THE TASK:
Copy only what lies from the line containing "Convert this diagram to TikZ code." through the line containing "(#1) at (#3,#4)" in the entries below, keeping both end lines exact and dropping every picture.

Entries taken from a collection
'''
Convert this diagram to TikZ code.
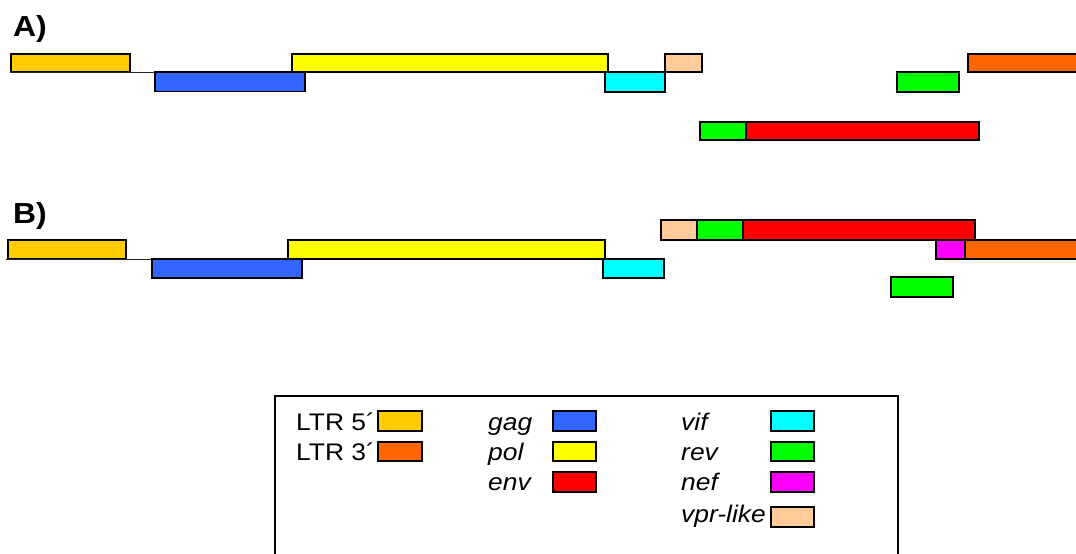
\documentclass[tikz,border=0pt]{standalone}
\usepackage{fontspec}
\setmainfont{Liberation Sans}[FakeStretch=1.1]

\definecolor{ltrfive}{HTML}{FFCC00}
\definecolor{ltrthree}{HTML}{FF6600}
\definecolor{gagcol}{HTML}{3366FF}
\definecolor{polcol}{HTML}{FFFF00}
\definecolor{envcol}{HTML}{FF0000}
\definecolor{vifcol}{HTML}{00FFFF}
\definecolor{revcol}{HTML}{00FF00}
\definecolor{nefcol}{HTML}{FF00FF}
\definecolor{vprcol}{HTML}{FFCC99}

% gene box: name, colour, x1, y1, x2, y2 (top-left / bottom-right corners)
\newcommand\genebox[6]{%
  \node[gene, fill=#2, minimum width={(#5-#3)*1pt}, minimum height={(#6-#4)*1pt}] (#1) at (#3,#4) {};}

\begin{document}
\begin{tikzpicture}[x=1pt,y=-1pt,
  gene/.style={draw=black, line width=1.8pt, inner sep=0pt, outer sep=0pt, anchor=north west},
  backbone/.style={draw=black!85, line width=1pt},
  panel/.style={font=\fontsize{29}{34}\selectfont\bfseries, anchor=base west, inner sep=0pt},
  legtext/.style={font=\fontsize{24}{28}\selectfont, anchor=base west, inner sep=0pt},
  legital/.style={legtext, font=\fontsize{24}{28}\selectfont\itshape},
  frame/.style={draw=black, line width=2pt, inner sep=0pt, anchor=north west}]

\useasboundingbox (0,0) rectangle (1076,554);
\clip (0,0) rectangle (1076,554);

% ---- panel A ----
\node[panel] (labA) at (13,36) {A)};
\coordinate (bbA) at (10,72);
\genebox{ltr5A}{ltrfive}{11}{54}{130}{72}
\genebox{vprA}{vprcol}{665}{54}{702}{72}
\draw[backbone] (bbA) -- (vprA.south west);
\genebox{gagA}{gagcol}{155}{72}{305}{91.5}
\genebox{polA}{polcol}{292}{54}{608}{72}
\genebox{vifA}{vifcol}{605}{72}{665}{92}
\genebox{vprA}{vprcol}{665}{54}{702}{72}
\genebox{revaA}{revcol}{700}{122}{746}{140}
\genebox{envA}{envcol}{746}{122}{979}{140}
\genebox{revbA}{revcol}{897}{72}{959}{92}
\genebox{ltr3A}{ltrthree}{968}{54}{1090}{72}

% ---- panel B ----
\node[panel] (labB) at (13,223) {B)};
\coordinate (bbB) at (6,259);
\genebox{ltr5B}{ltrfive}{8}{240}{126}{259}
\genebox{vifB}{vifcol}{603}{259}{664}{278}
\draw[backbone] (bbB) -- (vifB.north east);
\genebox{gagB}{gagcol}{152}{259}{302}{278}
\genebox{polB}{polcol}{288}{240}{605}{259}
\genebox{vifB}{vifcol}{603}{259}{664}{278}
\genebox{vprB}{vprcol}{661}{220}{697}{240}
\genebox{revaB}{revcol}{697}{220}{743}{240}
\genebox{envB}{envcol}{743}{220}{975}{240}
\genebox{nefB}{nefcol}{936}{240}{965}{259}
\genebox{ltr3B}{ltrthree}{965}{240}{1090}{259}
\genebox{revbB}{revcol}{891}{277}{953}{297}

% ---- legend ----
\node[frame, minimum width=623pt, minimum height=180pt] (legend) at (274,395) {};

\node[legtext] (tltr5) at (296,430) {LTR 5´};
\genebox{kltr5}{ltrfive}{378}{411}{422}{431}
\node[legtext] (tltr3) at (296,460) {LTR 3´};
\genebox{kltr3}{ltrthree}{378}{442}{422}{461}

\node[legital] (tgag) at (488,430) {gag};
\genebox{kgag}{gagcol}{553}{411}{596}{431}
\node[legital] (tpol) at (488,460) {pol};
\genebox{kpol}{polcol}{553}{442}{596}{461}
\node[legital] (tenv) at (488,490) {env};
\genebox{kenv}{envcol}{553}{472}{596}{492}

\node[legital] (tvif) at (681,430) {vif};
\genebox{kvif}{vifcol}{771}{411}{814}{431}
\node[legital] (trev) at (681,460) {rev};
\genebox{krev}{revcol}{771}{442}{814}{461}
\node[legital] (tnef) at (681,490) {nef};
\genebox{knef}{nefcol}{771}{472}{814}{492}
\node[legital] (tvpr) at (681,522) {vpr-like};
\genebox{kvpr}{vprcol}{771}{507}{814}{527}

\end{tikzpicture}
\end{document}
'''
'''
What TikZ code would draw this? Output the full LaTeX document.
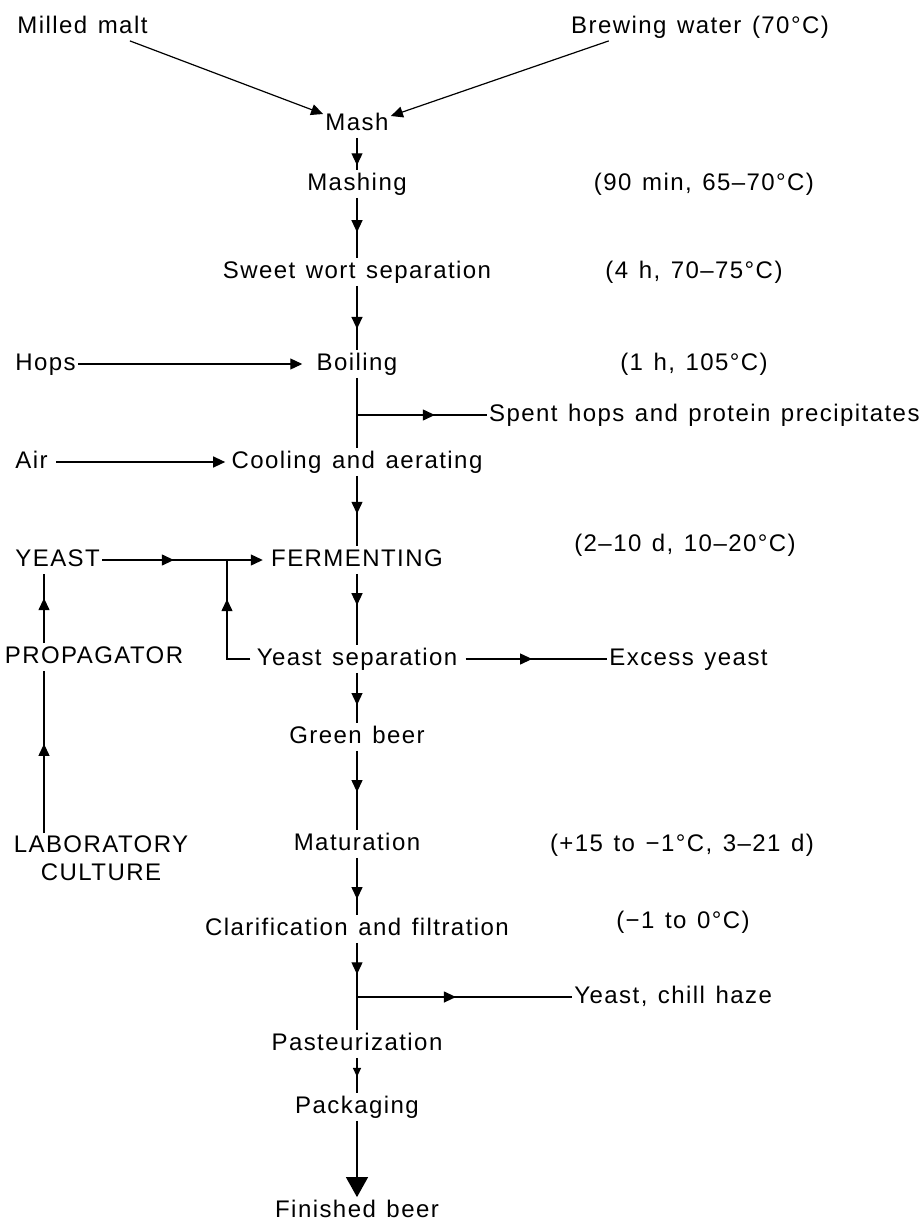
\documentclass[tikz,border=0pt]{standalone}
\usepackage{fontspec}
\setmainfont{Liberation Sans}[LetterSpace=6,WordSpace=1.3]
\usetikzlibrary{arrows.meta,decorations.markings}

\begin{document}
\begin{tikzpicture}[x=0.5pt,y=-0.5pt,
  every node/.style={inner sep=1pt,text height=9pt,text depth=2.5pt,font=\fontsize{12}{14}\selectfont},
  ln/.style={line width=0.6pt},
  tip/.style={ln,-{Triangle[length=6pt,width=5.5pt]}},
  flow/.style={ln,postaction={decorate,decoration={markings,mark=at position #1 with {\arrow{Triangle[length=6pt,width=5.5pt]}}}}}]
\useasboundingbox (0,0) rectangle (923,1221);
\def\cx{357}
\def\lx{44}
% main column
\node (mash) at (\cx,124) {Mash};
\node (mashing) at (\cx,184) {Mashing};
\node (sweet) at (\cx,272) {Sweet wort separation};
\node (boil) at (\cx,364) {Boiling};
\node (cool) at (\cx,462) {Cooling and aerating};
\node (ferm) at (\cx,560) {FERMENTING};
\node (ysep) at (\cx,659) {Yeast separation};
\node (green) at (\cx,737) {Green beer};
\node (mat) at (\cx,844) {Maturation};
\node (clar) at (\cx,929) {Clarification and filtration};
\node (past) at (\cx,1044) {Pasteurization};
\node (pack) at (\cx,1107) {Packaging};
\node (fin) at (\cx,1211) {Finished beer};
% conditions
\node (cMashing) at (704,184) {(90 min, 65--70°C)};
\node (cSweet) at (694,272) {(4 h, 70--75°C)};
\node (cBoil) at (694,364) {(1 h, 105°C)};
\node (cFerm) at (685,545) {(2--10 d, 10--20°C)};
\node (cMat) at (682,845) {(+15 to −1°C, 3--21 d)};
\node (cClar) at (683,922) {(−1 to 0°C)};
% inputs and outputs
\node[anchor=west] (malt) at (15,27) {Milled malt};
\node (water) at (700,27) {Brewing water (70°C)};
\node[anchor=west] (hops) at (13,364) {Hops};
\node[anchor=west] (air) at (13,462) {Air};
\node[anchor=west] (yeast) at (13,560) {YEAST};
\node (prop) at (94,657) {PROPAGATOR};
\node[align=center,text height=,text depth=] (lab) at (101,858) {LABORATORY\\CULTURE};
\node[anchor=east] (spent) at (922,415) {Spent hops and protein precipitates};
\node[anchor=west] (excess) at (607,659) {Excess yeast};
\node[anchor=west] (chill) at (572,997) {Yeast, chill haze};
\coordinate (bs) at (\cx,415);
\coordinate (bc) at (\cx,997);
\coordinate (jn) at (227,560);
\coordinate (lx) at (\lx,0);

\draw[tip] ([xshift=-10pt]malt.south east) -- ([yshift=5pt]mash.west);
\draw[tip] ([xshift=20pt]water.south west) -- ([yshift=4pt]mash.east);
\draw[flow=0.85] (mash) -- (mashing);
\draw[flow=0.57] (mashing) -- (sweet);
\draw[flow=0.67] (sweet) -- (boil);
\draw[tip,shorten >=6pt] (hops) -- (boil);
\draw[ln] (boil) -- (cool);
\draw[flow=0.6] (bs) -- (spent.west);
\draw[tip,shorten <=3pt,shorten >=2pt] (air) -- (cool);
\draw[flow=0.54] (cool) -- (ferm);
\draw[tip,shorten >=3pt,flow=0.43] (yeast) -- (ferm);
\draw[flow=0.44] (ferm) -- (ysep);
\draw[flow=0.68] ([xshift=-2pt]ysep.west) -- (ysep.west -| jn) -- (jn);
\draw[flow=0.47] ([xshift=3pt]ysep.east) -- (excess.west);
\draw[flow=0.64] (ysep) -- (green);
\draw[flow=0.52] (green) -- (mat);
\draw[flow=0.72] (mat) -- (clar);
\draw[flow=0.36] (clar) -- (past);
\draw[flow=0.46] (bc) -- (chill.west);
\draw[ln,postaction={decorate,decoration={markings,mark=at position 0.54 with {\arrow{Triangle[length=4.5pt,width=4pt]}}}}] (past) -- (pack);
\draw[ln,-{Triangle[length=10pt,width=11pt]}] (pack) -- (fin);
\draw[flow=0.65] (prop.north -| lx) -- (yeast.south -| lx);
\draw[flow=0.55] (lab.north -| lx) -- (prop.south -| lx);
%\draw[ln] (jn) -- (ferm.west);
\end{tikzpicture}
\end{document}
'''
FULL SOLUTION:
Convert this diagram to TikZ code.
\documentclass[tikz,border=0pt]{standalone}
\usepackage{fontspec}
\setmainfont{Liberation Sans}[FakeStretch=1.1]

\definecolor{ltrfive}{HTML}{FFCC00}
\definecolor{ltrthree}{HTML}{FF6600}
\definecolor{gagcol}{HTML}{3366FF}
\definecolor{polcol}{HTML}{FFFF00}
\definecolor{envcol}{HTML}{FF0000}
\definecolor{vifcol}{HTML}{00FFFF}
\definecolor{revcol}{HTML}{00FF00}
\definecolor{nefcol}{HTML}{FF00FF}
\definecolor{vprcol}{HTML}{FFCC99}

% gene box: name, colour, x1, y1, x2, y2 (top-left / bottom-right corners)
\newcommand\genebox[6]{%
  \node[gene, fill=#2, minimum width={(#5-#3)*1pt}, minimum height={(#6-#4)*1pt}] (#1) at (#3,#4) {};}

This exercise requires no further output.